Omit all images. Transcribe the rest of the material below exactly.

Given material >>
• • •

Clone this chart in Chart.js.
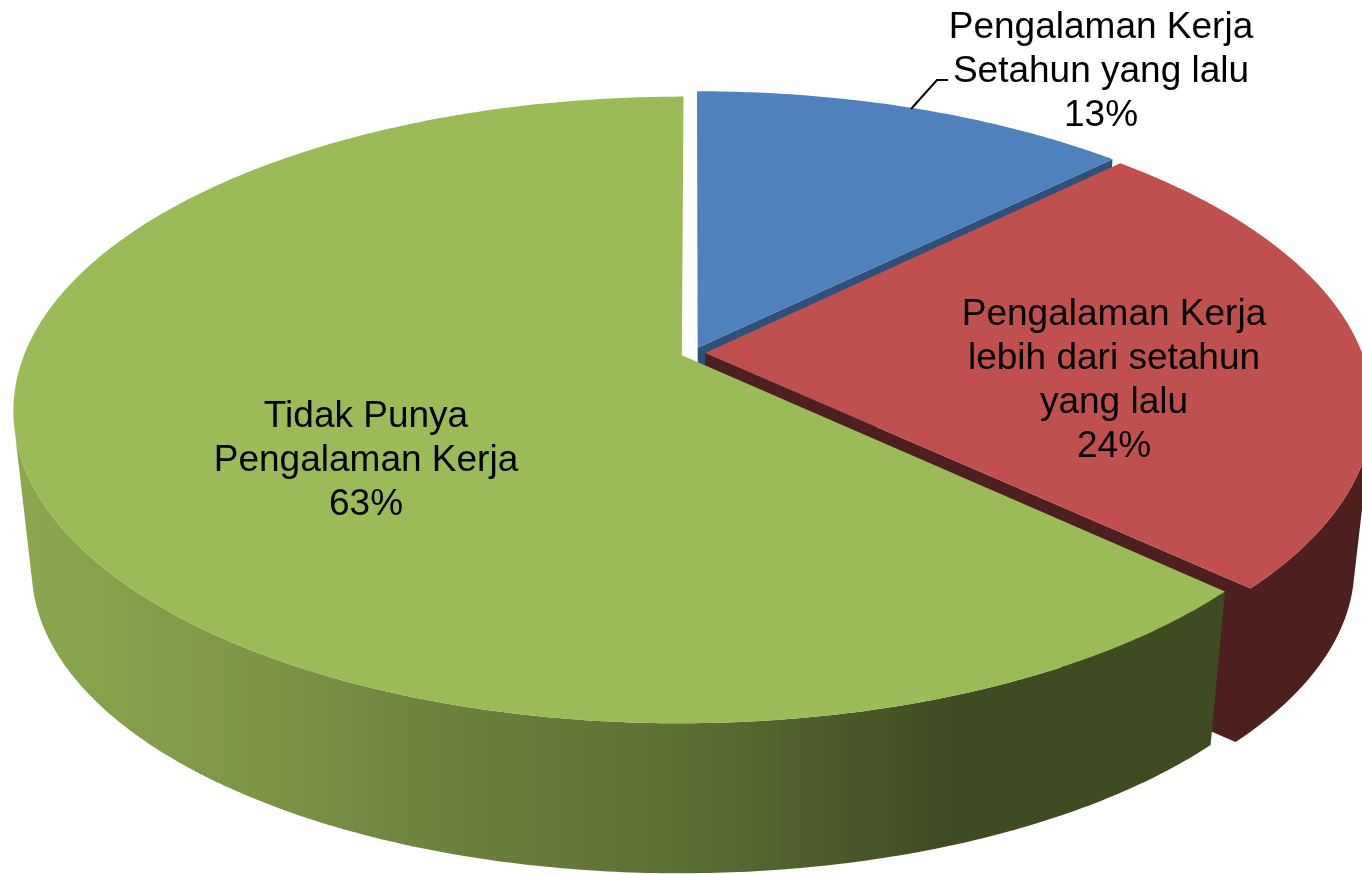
<!DOCTYPE html>
<html>
<head>
<meta charset="utf-8">
<title>Pengalaman Kerja</title>
<script src="https://cdn.jsdelivr.net/npm/chart.js@4"></script>
<style>
    body { margin: 0; background: #fff; overflow: hidden; }
    canvas { display: block; }
</style>
</head>
<body>
<canvas id="myChart" width="1362" height="874"></canvas>
<script>
const CATEGORIES = [
    'Pengalaman Kerja Setahun yang lalu',
    'Pengalaman Kerja lebih dari setahun yang lalu',
    'Tidak Punya Pengalaman Kerja'
];
const VALUES = [12.6, 24.4, 63];
const LABEL_LINES = [
    ['Pengalaman Kerja', 'Setahun yang lalu'],
    ['Pengalaman Kerja', 'lebih dari setahun', 'yang lalu'],
    ['Tidak Punya', 'Pengalaman Kerja']
];
const TOP_COLORS = ['#4f81bd', '#c0504d', '#9bbb59'];
const WALL_COLORS = ['#2f5078', '#4d1f1f', null];

const LABEL_POS = [[1101, 28], [1114, 315], [366, 417]];
const LINE_HEIGHT = 44;

// the look of the tilted disc
const VIEW = { cx: 693, cy: 353, a: 657, b: 303, p: 0.1744, depth: 160, shrink: 0.973 };

function project(u, v, low) {
    let w = 1 - VIEW.p * v;
    let s = low ? VIEW.shrink : 1;
    return [
        VIEW.cx + s * VIEW.a * u / w,
        VIEW.cy + s * VIEW.b * v / w + (low ? VIEW.depth : 0)
    ];
}

function rimPoints(arc) {
    let points = [];
    let steps = Math.ceil((arc.endAngle - arc.startAngle) / 0.01);
    for (let i = 0; i <= steps; i++) {
        let t = arc.startAngle + (arc.endAngle - arc.startAngle) * i / steps;
        points.push([Math.cos(t), Math.sin(t)]);
    }
    return points;
}

function tracePath(ctx, pts) {
    pts.forEach((p, i) => i ? ctx.lineTo(p[0], p[1]) : ctx.moveTo(p[0], p[1]));
    ctx.closePath();
}

function signedArea(pts) {
    let sum = 0;
    pts.forEach((p, i) => {
        let q = pts[(i + 1) % pts.length];
        sum += p[0] * q[1] - q[0] * p[1];
    });
    return sum / 2;
}

function greenWallGradient(ctx) {
    let g = ctx.createLinearGradient(0, 0, 1362, 0);
    g.addColorStop(0.01, '#8ba74f');
    g.addColorStop(0.20, '#7d9447');
    g.addColorStop(0.30, '#6f8540');
    g.addColorStop(0.50, '#5c6f35');
    g.addColorStop(0.70, '#3f4b21');
    g.addColorStop(1, '#3f4b21');
    return g;
}

function drawSlice(ctx, arc, i) {
    let mid = (arc.startAngle + arc.endAngle) / 2;
    let e = arc.options.offset / arc.outerRadius;
    let ox = Math.cos(mid) * e;
    let oy = Math.sin(mid) * e;
    let rim = rimPoints(arc).map(p => [p[0] + ox, p[1] + oy]);

    ctx.fillStyle = WALL_COLORS[i] || greenWallGradient(ctx);

    // walls: all strips in one path so there are no seams, back facing ones left out
    ctx.beginPath();
    for (let k = 0; k < rim.length - 1; k++) {
        let a = rim[k], b = rim[k + 1];
        let quad = [project(a[0], a[1]), project(b[0], b[1]), project(b[0], b[1], true), project(a[0], a[1], true)];
        if (signedArea(quad) < 0) tracePath(ctx, quad);
    }
    // cut wall on the clockwise end of the slice
    let last = rim[rim.length - 1];
    let cut = [project(ox, oy), project(last[0], last[1]), project(last[0], last[1], true), project(ox, oy, true)];
    if (signedArea(cut) > 500) tracePath(ctx, cut.reverse());
    ctx.fill();

    // top face
    ctx.fillStyle = TOP_COLORS[i];
    ctx.beginPath();
    tracePath(ctx, [project(ox, oy)].concat(rim.map(p => project(p[0], p[1]))));
    ctx.fill();
}

function drawLabels(ctx) {
    ctx.fillStyle = '#000';
    ctx.font = '37px "Liberation Sans", Arial, sans-serif';
    ctx.textAlign = 'center';
    ctx.textBaseline = 'middle';
    LABEL_LINES.forEach((lines, i) => {
        let all = lines.concat(Math.round(VALUES[i]) + '%');
        all.forEach((text, k) => ctx.fillText(text, LABEL_POS[i][0], LABEL_POS[i][1] + k * LINE_HEIGHT));
    });

    // leader line of the first label
    ctx.strokeStyle = '#000';
    ctx.lineWidth = 2;
    ctx.beginPath();
    ctx.moveTo(911, 109);
    ctx.lineTo(937, 80);
    ctx.lineTo(948, 80);
    ctx.stroke();
}

const pie3d = {
    id: 'pie3d',
    beforeDatasetsDraw(chart) {
        let ctx = chart.ctx;
        let arcs = chart.getDatasetMeta(0).data;
        ctx.save();
        arcs.forEach((arc, i) => drawSlice(ctx, arc, i));
        drawLabels(ctx);
        ctx.restore();
        return false;
    }
};

new Chart(document.getElementById('myChart'), {
    type: 'pie',
    data: {
        labels: CATEGORIES,
        datasets: [{
            data: VALUES,
            backgroundColor: TOP_COLORS,
            offset: 8,
            borderWidth: 0
        }]
    },
    options: {
        responsive: false,
        animation: false,
        plugins: {
            legend: { display: false },
            tooltip: { enabled: false }
        }
    },
    plugins: [pie3d]
});
</script>
</body>
</html>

• • •

Full response >>
Clone this chart in Chart.js.
<!DOCTYPE html>
<html>
<head>
<meta charset="utf-8">
<title>Pengalaman Kerja</title>
<script src="https://cdn.jsdelivr.net/npm/chart.js@4"></script>
<style>
    body { margin: 0; background: #fff; overflow: hidden; }
    canvas { display: block; }
</style>
</head>
<body>
<canvas id="myChart" width="1362" height="874"></canvas>
<script>
const CATEGORIES = [
    'Pengalaman Kerja Setahun yang lalu',
    'Pengalaman Kerja lebih dari setahun yang lalu',
    'Tidak Punya Pengalaman Kerja'
];
const VALUES = [12.6, 24.4, 63];
const LABEL_LINES = [
    ['Pengalaman Kerja', 'Setahun yang lalu'],
    ['Pengalaman Kerja', 'lebih dari setahun', 'yang lalu'],
    ['Tidak Punya', 'Pengalaman Kerja']
];
const TOP_COLORS = ['#4f81bd', '#c0504d', '#9bbb59'];
const WALL_COLORS = ['#2f5078', '#4d1f1f', null];

const LABEL_POS = [[1101, 28], [1114, 315], [366, 417]];
const LINE_HEIGHT = 44;

// the look of the tilted disc
const VIEW = { cx: 693, cy: 353, a: 657, b: 303, p: 0.1744, depth: 160, shrink: 0.973 };

function project(u, v, low) {
    let w = 1 - VIEW.p * v;
    let s = low ? VIEW.shrink : 1;
    return [
        VIEW.cx + s * VIEW.a * u / w,
        VIEW.cy + s * VIEW.b * v / w + (low ? VIEW.depth : 0)
    ];
}

function rimPoints(arc) {
    let points = [];
    let steps = Math.ceil((arc.endAngle - arc.startAngle) / 0.01);
    for (let i = 0; i <= steps; i++) {
        let t = arc.startAngle + (arc.endAngle - arc.startAngle) * i / steps;
        points.push([Math.cos(t), Math.sin(t)]);
    }
    return points;
}

function tracePath(ctx, pts) {
    pts.forEach((p, i) => i ? ctx.lineTo(p[0], p[1]) : ctx.moveTo(p[0], p[1]));
    ctx.closePath();
}

function signedArea(pts) {
    let sum = 0;
    pts.forEach((p, i) => {
        let q = pts[(i + 1) % pts.length];
        sum += p[0] * q[1] - q[0] * p[1];
    });
    return sum / 2;
}

function greenWallGradient(ctx) {
    let g = ctx.createLinearGradient(0, 0, 1362, 0);
    g.addColorStop(0.01, '#8ba74f');
    g.addColorStop(0.20, '#7d9447');
    g.addColorStop(0.30, '#6f8540');
    g.addColorStop(0.50, '#5c6f35');
    g.addColorStop(0.70, '#3f4b21');
    g.addColorStop(1, '#3f4b21');
    return g;
}

function drawSlice(ctx, arc, i) {
    let mid = (arc.startAngle + arc.endAngle) / 2;
    let e = arc.options.offset / arc.outerRadius;
    let ox = Math.cos(mid) * e;
    let oy = Math.sin(mid) * e;
    let rim = rimPoints(arc).map(p => [p[0] + ox, p[1] + oy]);

    ctx.fillStyle = WALL_COLORS[i] || greenWallGradient(ctx);

    // walls: all strips in one path so there are no seams, back facing ones left out
    ctx.beginPath();
    for (let k = 0; k < rim.length - 1; k++) {
        let a = rim[k], b = rim[k + 1];
        let quad = [project(a[0], a[1]), project(b[0], b[1]), project(b[0], b[1], true), project(a[0], a[1], true)];
        if (signedArea(quad) < 0) tracePath(ctx, quad);
    }
    // cut wall on the clockwise end of the slice
    let last = rim[rim.length - 1];
    let cut = [project(ox, oy), project(last[0], last[1]), project(last[0], last[1], true), project(ox, oy, true)];
    if (signedArea(cut) > 500) tracePath(ctx, cut.reverse());
    ctx.fill();

    // top face
    ctx.fillStyle = TOP_COLORS[i];
    ctx.beginPath();
    tracePath(ctx, [project(ox, oy)].concat(rim.map(p => project(p[0], p[1]))));
    ctx.fill();
}

function drawLabels(ctx) {
    ctx.fillStyle = '#000';
    ctx.font = '37px "Liberation Sans", Arial, sans-serif';
    ctx.textAlign = 'center';
    ctx.textBaseline = 'middle';
    LABEL_LINES.forEach((lines, i) => {
        let all = lines.concat(Math.round(VALUES[i]) + '%');
        all.forEach((text, k) => ctx.fillText(text, LABEL_POS[i][0], LABEL_POS[i][1] + k * LINE_HEIGHT));
    });

    // leader line of the first label
    ctx.strokeStyle = '#000';
    ctx.lineWidth = 2;
    ctx.beginPath();
    ctx.moveTo(911, 109);
    ctx.lineTo(937, 80);
    ctx.lineTo(948, 80);
    ctx.stroke();
}

const pie3d = {
    id: 'pie3d',
    beforeDatasetsDraw(chart) {
        let ctx = chart.ctx;
        let arcs = chart.getDatasetMeta(0).data;
        ctx.save();
        arcs.forEach((arc, i) => drawSlice(ctx, arc, i));
        drawLabels(ctx);
        ctx.restore();
        return false;
    }
};

new Chart(document.getElementById('myChart'), {
    type: 'pie',
    data: {
        labels: CATEGORIES,
        datasets: [{
            data: VALUES,
            backgroundColor: TOP_COLORS,
            offset: 8,
            borderWidth: 0
        }]
    },
    options: {
        responsive: false,
        animation: false,
        plugins: {
            legend: { display: false },
            tooltip: { enabled: false }
        }
    },
    plugins: [pie3d]
});
</script>
</body>
</html>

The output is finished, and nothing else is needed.